I have done a lot of therapy, in fact I would say that I was almost raised in therapy, my parents preferred to hand me over and didn’t know how to deal with my vulnerability, nor my rebellion (which was sporadically pretty rageful). None of my personal development has clarified this self doubt…. am I being narcissistic self entitled self indulgent etc or am I responding to violating/unattuned/narcissistic behaviour with good self protective instincts to protest/move away???? It drives me crazy because a lot of the time I genuinely do not know…..

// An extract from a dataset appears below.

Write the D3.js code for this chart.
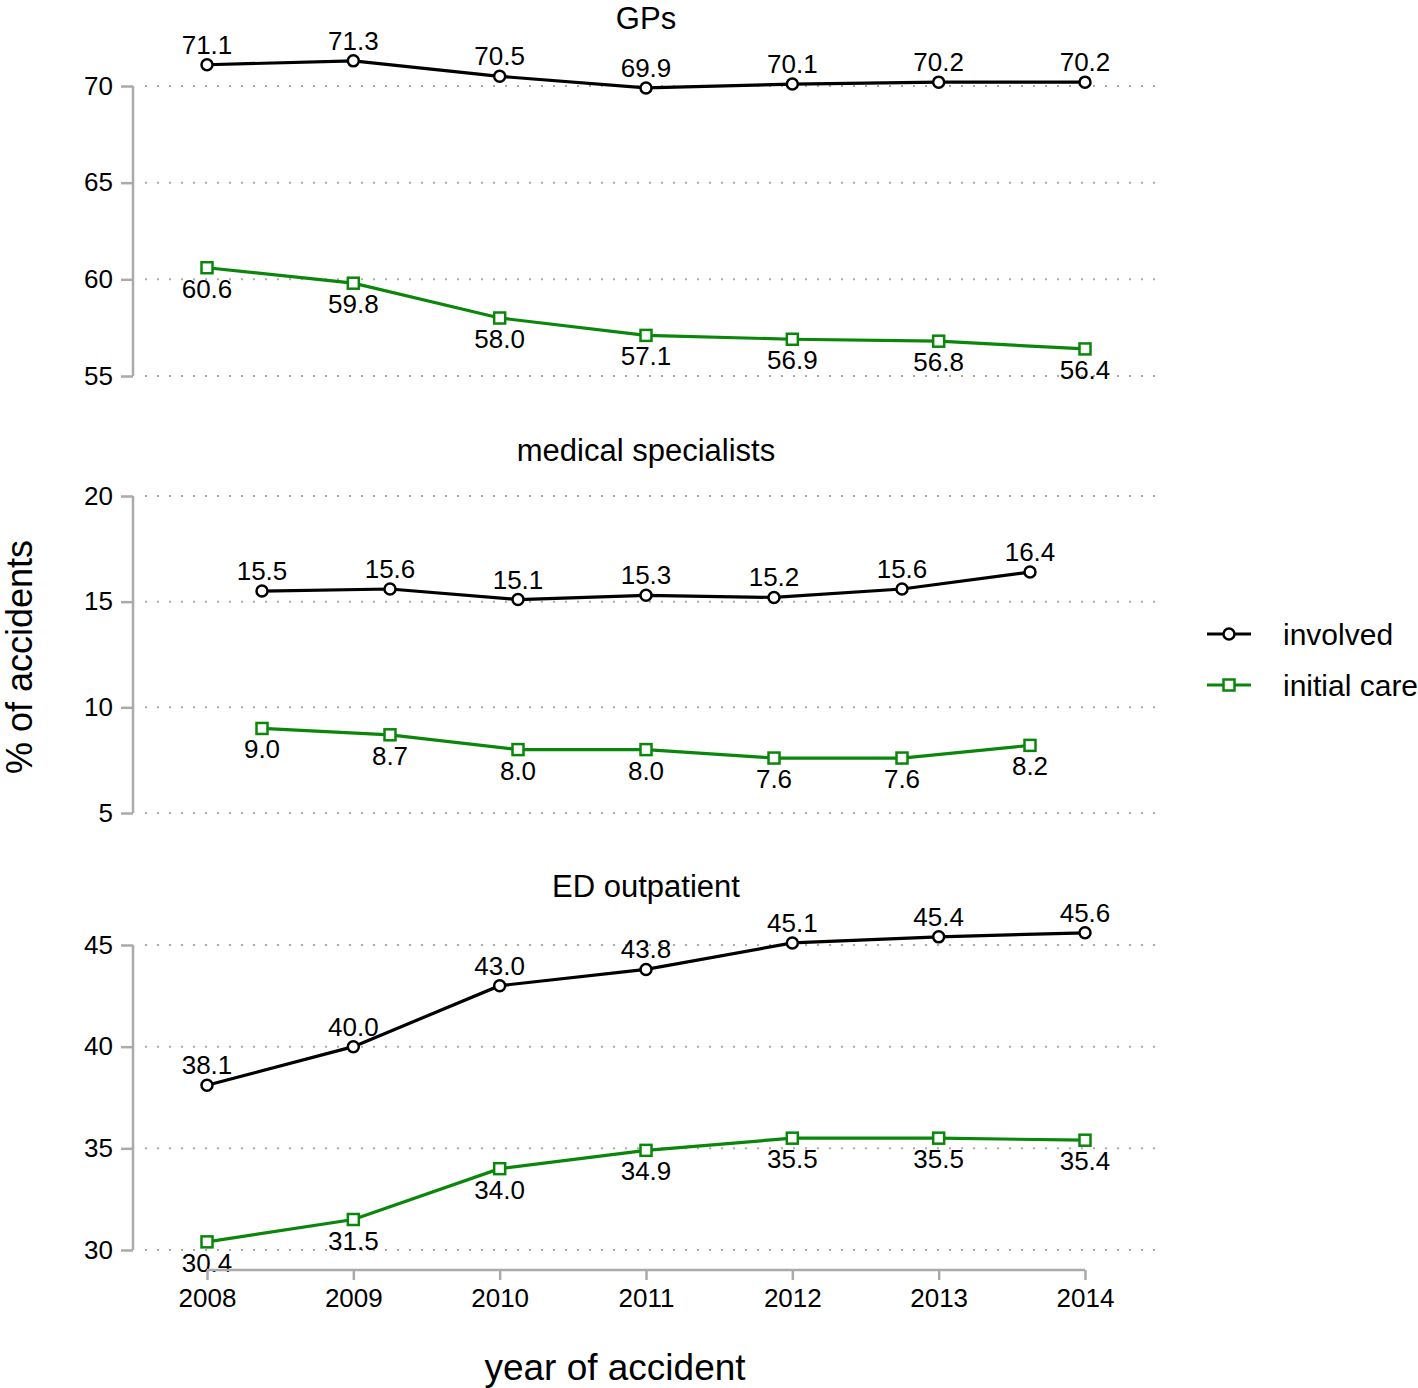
<!DOCTYPE html>
<html>
<head>
<meta charset="utf-8">
<script src="https://cdn.jsdelivr.net/npm/d3@7"></script>
<style>
  body { margin: 0; background: #fff; }
  svg text { font-family: "Liberation Sans", Arial, sans-serif; fill: #000; }
</style>
</head>
<body>
<div id="chart"></div>
<script>

var years = [2008, 2009, 2010, 2011, 2012, 2013, 2014];
var panelTitles = ["GPs", "medical specialists", "ED outpatient"];
var seriesNames = ["involved", "initial care"];

var gpInvolved = [71.1, 71.3, 70.5, 69.9, 70.1, 70.2, 70.2];
var gpInitial = [60.6, 59.8, 58.0, 57.1, 56.9, 56.8, 56.4];
var specInvolved = [15.5, 15.6, 15.1, 15.3, 15.2, 15.6, 16.4];
var specInitial = [9.0, 8.7, 8.0, 8.0, 7.6, 7.6, 8.2];
var edInvolved = [38.1, 40.0, 43.0, 43.8, 45.1, 45.4, 45.6];
var edInitial = [30.4, 31.5, 34.0, 34.9, 35.5, 35.5, 35.4];

var gpTicks = [55, 60, 65, 70];
var specTicks = [5, 10, 15, 20];
var edTicks = [30, 35, 40, 45];

var green = "#0a870a";
var gray = "#aaaaaa";

var svg = d3.select("#chart").append("svg")
    .attr("width", 1418)
    .attr("height", 1388);

//panel layout: y range in pixels and x range for the points
var panels = [
    {title: panelTitles[0], inv: gpInvolved, init: gpInitial, ticks: gpTicks,
     top: 86, bottom: 376, titleY: 29, x0: 207, x1: 1085},
    {title: panelTitles[1], inv: specInvolved, init: specInitial, ticks: specTicks,
     top: 496, bottom: 813, titleY: 461, x0: 262, x1: 1030},
    {title: panelTitles[2], inv: edInvolved, init: edInitial, ticks: edTicks,
     top: 945, bottom: 1250, titleY: 897, x0: 207, x1: 1085}
];

var axisX = 133;

panels.forEach(function (p, pi) {
    var y = d3.scaleLinear()
        .domain([d3.min(p.ticks), d3.max(p.ticks)])
        .range([p.bottom, p.top]);
    var x = d3.scaleLinear()
        .domain([years[0], years[years.length - 1]])
        .range([p.x0, p.x1]);

    var g = svg.append("g");

    //title
    g.append("text")
        .attr("x", 646)
        .attr("y", p.titleY)
        .attr("text-anchor", "middle")
        .style("font-size", "31px")
        .text(p.title);

    //dotted grid
    g.selectAll(".grid").data(p.ticks).enter().append("line")
        .attr("x1", 145).attr("x2", 1158)
        .attr("y1", function (d) { return y(d); })
        .attr("y2", function (d) { return y(d); })
        .style("stroke", gray)
        .style("stroke-width", 2)
        .style("stroke-dasharray", "2,10");

    //y axis
    var yAxis = d3.axisLeft(y)
        .tickValues(p.ticks)
        .tickSize(12)
        .tickPadding(8)
        .tickFormat(d3.format("d"));
    var ga = g.append("g")
        .attr("transform", "translate(" + axisX + ",0)")
        .call(yAxis);
    ga.select(".domain").attr("d", "M0," + y.range()[0] + "V" + y.range()[1])
        .style("stroke", gray).style("stroke-width", 2.5);
    ga.selectAll(".tick line").style("stroke", gray).style("stroke-width", 2.5);
    ga.selectAll(".tick text")
        .style("font-size", "26px")
        .style("font-family", "Liberation Sans, Arial, sans-serif")
        .attr("fill", "#000");

    var line = d3.line()
        .x(function (d, i) { return x(years[i]); })
        .y(function (d) { return y(d); });

    //lines
    g.append("path").datum(p.init)
        .attr("d", line)
        .style("fill", "none").style("stroke", green).style("stroke-width", 3.2);
    g.append("path").datum(p.inv)
        .attr("d", line)
        .style("fill", "none").style("stroke", "#000").style("stroke-width", 3.2);

    //markers
    g.selectAll(".sq").data(p.init).enter().append("rect")
        .attr("x", function (d, i) { return x(years[i]) - 5.5; })
        .attr("y", function (d) { return y(d) - 5.5; })
        .attr("width", 11).attr("height", 11)
        .style("fill", "#fff").style("stroke", green).style("stroke-width", 2.5);
    g.selectAll(".pt").data(p.inv).enter().append("circle")
        .attr("cx", function (d, i) { return x(years[i]); })
        .attr("cy", function (d) { return y(d); })
        .attr("r", 5.5)
        .style("fill", "#fff").style("stroke", "#000").style("stroke-width", 2.5);

    //value labels
    g.selectAll(".lbInv").data(p.inv).enter().append("text")
        .attr("x", function (d, i) { return x(years[i]); })
        .attr("y", function (d) { return y(d) - 11; })
        .attr("text-anchor", "middle")
        .style("font-size", "26px")
        .text(function (d) { return d.toFixed(1); });
    g.selectAll(".lbInit").data(p.init).enter().append("text")
        .attr("x", function (d, i) { return x(years[i]); })
        .attr("y", function (d) { return y(d) + 30; })
        .attr("text-anchor", "middle")
        .style("font-size", "26px")
        .text(function (d) { return d.toFixed(1); });
});

//x axis at the bottom
var xb = d3.scaleLinear()
    .domain([years[0], years[years.length - 1]])
    .range([207, 1085]);
var xAxis = d3.axisBottom(xb)
    .tickValues(years)
    .tickSize(10)
    .tickPadding(9)
    .tickFormat(d3.format("d"));
var gx = svg.append("g")
    .attr("transform", "translate(0,1270)")
    .call(xAxis);
gx.select(".domain").attr("d", "M207,0H1085")
    .style("stroke", gray).style("stroke-width", 2.5);
gx.selectAll(".tick line").style("stroke", gray).style("stroke-width", 2.5);
gx.selectAll(".tick text")
    .style("font-size", "26px")
    .style("font-family", "Liberation Sans, Arial, sans-serif")
    .attr("fill", "#000");

//axis titles
svg.append("text")
    .attr("x", 615).attr("y", 1380)
    .attr("text-anchor", "middle")
    .style("font-size", "37px")
    .text("year of accident");
svg.append("text")
    .attr("transform", "translate(32,657) rotate(-90)")
    .attr("text-anchor", "middle")
    .style("font-size", "36px")
    .text("% of accidents");

//legend
var legend = svg.append("g");
var legendY = [634, 685];
legend.selectAll(".lgl").data(seriesNames).enter().append("line")
    .attr("x1", 1207).attr("x2", 1251)
    .attr("y1", function (d, i) { return legendY[i]; })
    .attr("y2", function (d, i) { return legendY[i]; })
    .style("stroke", function (d, i) { return i === 0 ? "#000" : green; })
    .style("stroke-width", 3.2);
legend.append("circle")
    .attr("cx", 1229).attr("cy", legendY[0]).attr("r", 5.5)
    .style("fill", "#fff").style("stroke", "#000").style("stroke-width", 2.5);
legend.append("rect")
    .attr("x", 1223.5).attr("y", legendY[1] - 5.5).attr("width", 11).attr("height", 11)
    .style("fill", "#fff").style("stroke", green).style("stroke-width", 2.5);
legend.selectAll(".lgt").data(seriesNames).enter().append("text")
    .attr("x", 1283)
    .attr("y", function (d, i) { return legendY[i] + 11; })
    .style("font-size", "30px")
    .text(function (d) { return d; });

</script>
</body>
</html>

‘They’ say that abused people abuse and that narcissists breed narcissists… I look at my (now elderly) parent and I wonder if I am now worse than they currently are? I see them (with all their blind spots and faults) humbled and genuinely trying, and I see myself often in conflict, feeling abused or unmet and expecting people (my parents or my lovers or friends) to show up and ‘be there’ for me in ways that may not (or may??? I have no idea) be realistic. I have no model for what is reasonable to expect. I have found that a therapeutic relationship is not a realistic model of expectation for lovers or friends (who are not therapists, or indeed perfect parents!) and I can get really unsafe and hostile if people are not empathic/attuned when I’m distressed, which seems like a lot to put on others. But sometimes I also feel I set the bar too low and don’t get the warning sign of ‘this person is not OK, not safe, doesn’t respect boundaries, could be narcissistic etc’.
You get the picture? I am sure I am not unique in this dilemma and stage of learning, and I hope I am not rambling too much…
Not rambling too much. I’m sure that your account will resonate with other site visitors. You have a lot of questions that, unfortunately, I’m unable to answer for you.